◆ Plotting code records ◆
** Begin **

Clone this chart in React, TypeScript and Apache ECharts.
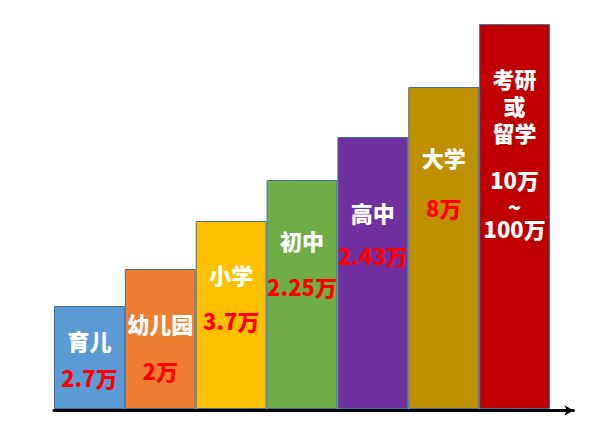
import { useEffect, useRef } from 'react'
import * as echarts from 'echarts'

// 阶段名称
const stages = ['育儿', '幼儿园', '小学', '初中', '高中', '大学', '考研\n或\n留学']
// 花费文字
const costs = ['2.7万', '2万', '3.7万', '2.25万', '2.43万', '8万', '10万\n~\n100万']
// 台阶高度（示意）
const stepHeights = [103, 140, 188, 229, 272, 322, 385]

const barColors = ['#5B9BD5', '#ED7D31', '#FFC000', '#70AD47', '#7030A0', '#BF9000', '#C00000']
const costColors = ['#FF0000', '#FF0000', '#FF0000', '#FF0000', '#FF0000', '#FF0000', '#FFFFFF']
// 标签中心相对柱顶的偏移
const nameOffsets = [34, 54, 53, 60, 75, 70, 81]
const costOffsets = [71, 101, 99, 106, 118, 120, 176.5]

const FONT = '"Noto Sans CJK SC", "Noto Sans", sans-serif'

// 多行花费文字用富文本控制行距
const costLineStyles = ['l0', 'l1', 'l2']
const formatCost = (text: string) => {
  const lines = text.split('\n')
  if (lines.length === 1) return text
  return lines.map((s, k) => `{${costLineStyles[k]}|${s}}`).join('\n')
}

export default function App() {
  const chartRef = useRef<HTMLDivElement>(null)

  useEffect(() => {
    if (!chartRef.current) return
    const chart = echarts.init(chartRef.current, undefined, { renderer: 'svg' })

    const labelBase = {
      show: true,
      align: 'center',
      verticalAlign: 'middle',
      fontFamily: FONT,
      fontWeight: 900,
      fontSize: 22,
      lineHeight: 27
    }
    const richLine = (lh: number) => ({
      fontFamily: FONT,
      fontWeight: 900,
      fontSize: 22,
      color: '#FFFFFF',
      lineHeight: lh
    })

    const option: any = {
      animation: false,
      grid: [
        { left: 54, right: 66, top: 9, bottom: 27 },
        { left: 54, right: 42.5, top: 9, bottom: 25.5 }
      ],
      xAxis: [
        {
          type: 'category',
          gridIndex: 0,
          data: stages,
          axisLine: { show: false },
          axisTick: { show: false },
          axisLabel: { show: false }
        },
        {
          type: 'value',
          gridIndex: 1,
          min: 0,
          max: 1,
          axisLine: {
            show: true,
            symbol: ['none', 'arrow'],
            symbolSize: [8, 9],
            lineStyle: { color: '#000', width: 3 }
          },
          axisTick: { show: false },
          axisLabel: { show: false },
          splitLine: { show: false }
        }
      ],
      yAxis: [
        { type: 'value', gridIndex: 0, min: 0, max: 400, show: false },
        { type: 'value', gridIndex: 1, min: 0, max: 1, show: false }
      ],
      series: [
        {
          name: '阶段',
          type: 'bar',
          barCategoryGap: '0%',
          barGap: '-100%',
          data: stepHeights.map((v, i) => ({
            value: v,
            itemStyle: { color: barColors[i] },
            label: {
              ...labelBase,
              color: '#FFFFFF',
              position: ['50%', nameOffsets[i]],
              formatter: () => stages[i]
            }
          })),
          itemStyle: { borderColor: '#41719C', borderWidth: 1 }
        },
        {
          name: '花费',
          type: 'bar',
          barCategoryGap: '0%',
          barGap: '-100%',
          z: 3,
          data: stepHeights.map((v, i) => ({
            value: v,
            label: {
              ...labelBase,
              color: costColors[i],
              position: ['50%', costOffsets[i]],
              formatter: () => formatCost(costs[i]),
              rich: { l0: richLine(28), l1: richLine(26), l2: richLine(18) }
            }
          })),
          itemStyle: { color: 'rgba(0,0,0,0)', borderWidth: 0 }
        },
        { type: 'line', xAxisIndex: 1, yAxisIndex: 1, data: [] }
      ]
    }

    chart.setOption(option)

    return () => {
      chart.dispose()
    }
  }, [])

  return (
    <div
      ref={chartRef}
      style={{ position: 'absolute', left: 0, top: 0, width: '616px', height: '436px', background: '#fff' }}
    />
  )
}
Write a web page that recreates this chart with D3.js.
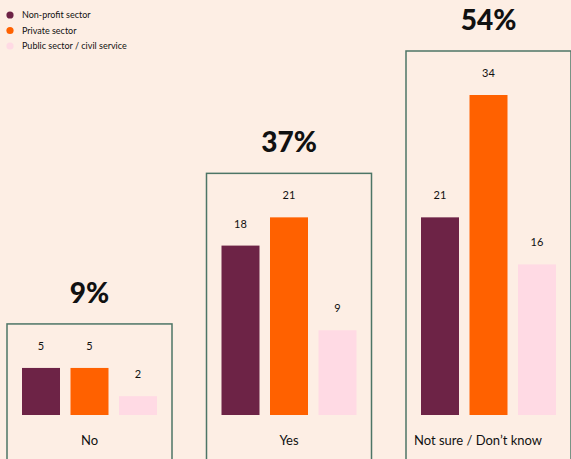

** End **

◆ What to do ◆
From the entries above, copy each line holding "this".

◆ Task result ◆
Clone this chart in React, TypeScript and Apache ECharts.
Write a web page that recreates this chart with D3.js.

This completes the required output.